Following Koubi’s heartfelt opening (where he endearingly referred to notes to check his English) the dancers appeared en masse in a puppy pile on the dimly lit smoke-filled stage. From this dreamy tribal sleep they began to rise like independent bursts of energy slowly group to individual they shifted back and forth into a variety of groupings and tableaus. The shirtless gym buffed men were dressed in white skirts with white pants, designed by Guillaume Gabriel that according to Koubi were inspired by 19th century painters like Delacroix. The men low lunged into hybrids of kickboxing, capoeira, and casual walking before they impressively tossing forward and backwards through space in double back and double front flips. They tumbled into side flip-round-offs, catapulted off of one another, climbed up each other before they leaped into space and were thrown into space from human trampolines. They twirled like whirling dervishes with skirts flowering in space as the music they danced through went from Sufi rhythms, Bach punctuality, to Hamza El Din strumming his Nubian oud.

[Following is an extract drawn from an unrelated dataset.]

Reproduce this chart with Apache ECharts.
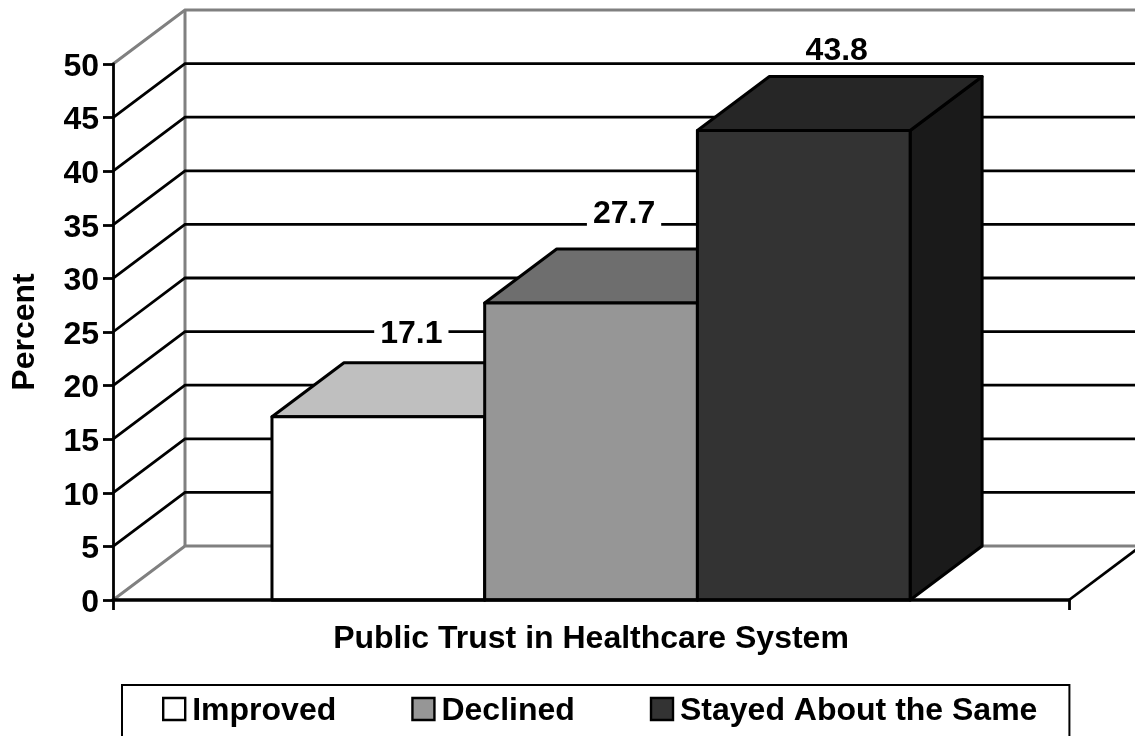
<!DOCTYPE html>
<html>
<head>
<meta charset="utf-8">
<style>html,body{margin:0;padding:0;background:#fff;overflow:hidden}#c{width:1135px;height:736px}</style>
<script src="https://cdn.jsdelivr.net/npm/echarts@6/dist/echarts.min.js"></script>
</head>
<body>
<div id="c"></div>
<script>
const categories = ['Public Trust in Healthcare System'];
const yTicks = [0, 5, 10, 15, 20, 25, 30, 35, 40, 45, 50];
const seriesNames = ['Improved', 'Declined', 'Stayed About the Same'];
const improved = [17.1];
const declined = [27.7];
const stayed = [43.8];
const seriesValues = [improved, declined, stayed];

const FONT = '"Liberation Sans", Arial, sans-serif';
const DX = 72, DY = -54;
const front = ['#FFFFFF', '#969696', '#333333'];
const top_ = ['#BFBFBF', '#6E6E6E', '#262626'];
const side = ['#808080', '#4B4B4B', '#1A1A1A'];
const labelLift = [83, 89, 79];
const BAR_START = 0.1663, BAR_W = 0.2225;

function wallItem(params, api) {
  const v = api.value(0);
  const p = api.coord([0, v]);
  const band = api.size([1, 0])[0];
  const l = p[0] - band / 2, r = p[0] + band / 2, y = p[1];
  const children = [];
  const edge = v === 0 || v === 50;
  const stroke = edge ? '#808080' : '#000000';
  const lw = edge ? 3 : 2.8;
  children.push({type: 'polyline', shape: {points: [[l, y], [l + DX, y + DY], [r + DX, y + DY]]},
    style: {fill: null, stroke: stroke, lineWidth: lw}});
  if (v === 0) {
    const topY = api.coord([0, 50])[1] + DY;
    children.push({type: 'line', shape: {x1: l + DX, y1: y + DY, x2: l + DX, y2: topY},
      style: {stroke: '#808080', lineWidth: 3}});
    children.push({type: 'line', shape: {x1: r, y1: y, x2: r + DX, y2: y + DY},
      style: {stroke: '#000000', lineWidth: 2.8}});
  }
  return {type: 'group', children: children};
}

function barItem(i) {
  return function (params, api) {
    const v = api.value(1);
    const c = api.coord([0, 0]);
    const t = api.coord([0, v]);
    const band = api.size([1, 0])[0];
    const x0 = c[0] - band / 2 + band * (BAR_START + BAR_W * i);
    const x1 = x0 + band * BAR_W;
    const yb = c[1], yt = t[1];
    const st = {stroke: '#000000', lineWidth: 3, lineJoin: 'round'};
    const poly = (pts, fill) => ({type: 'polygon', shape: {points: pts}, style: Object.assign({fill: fill}, st)});
    return {type: 'group', children: [
      poly([[x1, yb], [x1 + DX, yb + DY], [x1 + DX, yt + DY], [x1, yt]], side[i]),
      poly([[x0, yt], [x0 + DX, yt + DY], [x1 + DX, yt + DY], [x1, yt]], top_[i]),
      poly([[x0, yb], [x0, yt], [x1, yt], [x1, yb]], front[i]),
      {type: 'text', x: (x0 + x1) / 2 + 33, y: yt - labelLift[i], z2: 50,
        style: {text: v.toFixed(1), fill: '#000', font: 'bold 32px ' + FONT, align: 'center', verticalAlign: 'middle',
          backgroundColor: i < 2 ? '#fff' : null, padding: [0, 6], lineHeight: 28}}
    ]};
  };
}

const chart = echarts.init(document.getElementById('c'), null, {renderer: 'canvas'});
chart.setOption({
  animation: false,
  backgroundColor: '#fff',
  grid: {left: 113, right: 66, top: 64, bottom: 136, containLabel: false, outerBoundsMode: 'none'},
  legend: {
    left: 122, top: 685,
    orient: 'horizontal',
    padding: [10, 32, 30, 40],
    borderColor: '#000', borderWidth: 2, backgroundColor: '#fff',
    itemWidth: 22, itemHeight: 22, itemGap: 75,
    selectedMode: false,
    formatter: '{t|{name}}',
    textStyle: {color: '#000', fontFamily: FONT, fontWeight: 'bold', fontSize: 32,
      rich: {t: {color: '#000', fontFamily: FONT, fontWeight: 'bold', fontSize: 32, padding: [4, 0, 0, 2]}}},
    data: seriesNames.map((n, i) => ({name: n, icon: 'rect',
      itemStyle: {color: front[i], borderColor: '#000', borderWidth: 2.4}}))
  },
  xAxis: {
    type: 'category', data: categories, z: 6,
    name: categories[0], nameLocation: 'middle', nameGap: 23,
    nameTextStyle: {color: '#000', fontFamily: FONT, fontWeight: 'bold', fontSize: 32},
    axisLine: {lineStyle: {color: '#000', width: 3.6}},
    axisTick: {show: true, alignWithLabel: false, length: 10, lineStyle: {color: '#000', width: 2.8}},
    axisLabel: {show: false}, splitLine: {show: false}
  },
  yAxis: {
    type: 'value', min: 0, max: 50, interval: 5, z: 6,
    name: 'Percent', nameLocation: 'middle', nameGap: 72, nameRotate: 90,
    nameTextStyle: {color: '#000', fontFamily: FONT, fontWeight: 'bold', fontSize: 32},
    axisLine: {show: true, lineStyle: {color: '#000', width: 2.8}},
    axisTick: {show: true, length: 10, lineStyle: {color: '#000', width: 2.8}},
    axisLabel: {color: '#000', fontFamily: FONT, fontWeight: 'bold', fontSize: 32, margin: 14, verticalAlign: 'top', lineHeight: 6},
    splitLine: {show: false}
  },
  series: [
    {type: 'custom', silent: true, z: 1, clip: false, renderItem: wallItem,
      encode: {y: 0}, data: yTicks.map(v => [v])}
  ].concat(seriesNames.map((n, i) => ({
    type: 'custom', name: n, silent: true, z: 2 + i, clip: false,
    itemStyle: {color: front[i]},
    renderItem: barItem(i),
    encode: {x: 0, y: 1},
    data: seriesValues[i].map((v, k) => [k, v])
  })))
});
</script>
</body>
</html>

As dervishes they whirled not only on their feet but also on their heads like breakdancers with grapevines of men obscuring them or engulfing them, which kept these feats from being center stage and more as an integrated movement or as part within the entire piece.

 

Over time the choreography felt repetitious with endless variations having revealed too much of its repertoire and highlights too soon. Within the first 20 minutes of this hour-long work much of what it had to say technically had been accomplished with shifts in music being the only primary development. “What the Day Owes to the Night” fluctuated between an elaborate capoeira exposition, an impressive and affable cultural exchange program and, dance theater. Tribal culture and male companionship was more implied then felt, with innocent testosterone-strutted machismo and male stoicism filling in the gaps. Even near the end of the performance, when their skirts were used to shroud limp bodies as if for burial, the bonding was inauthentic, with little emotional connection. Adding this missing element would have taken the performance to a more fully integrated vision, connecting choreography to its poetic intent. Maybe it was more than two worlds that Hervé Koubi discovered in his walkabout, a process still being integrated.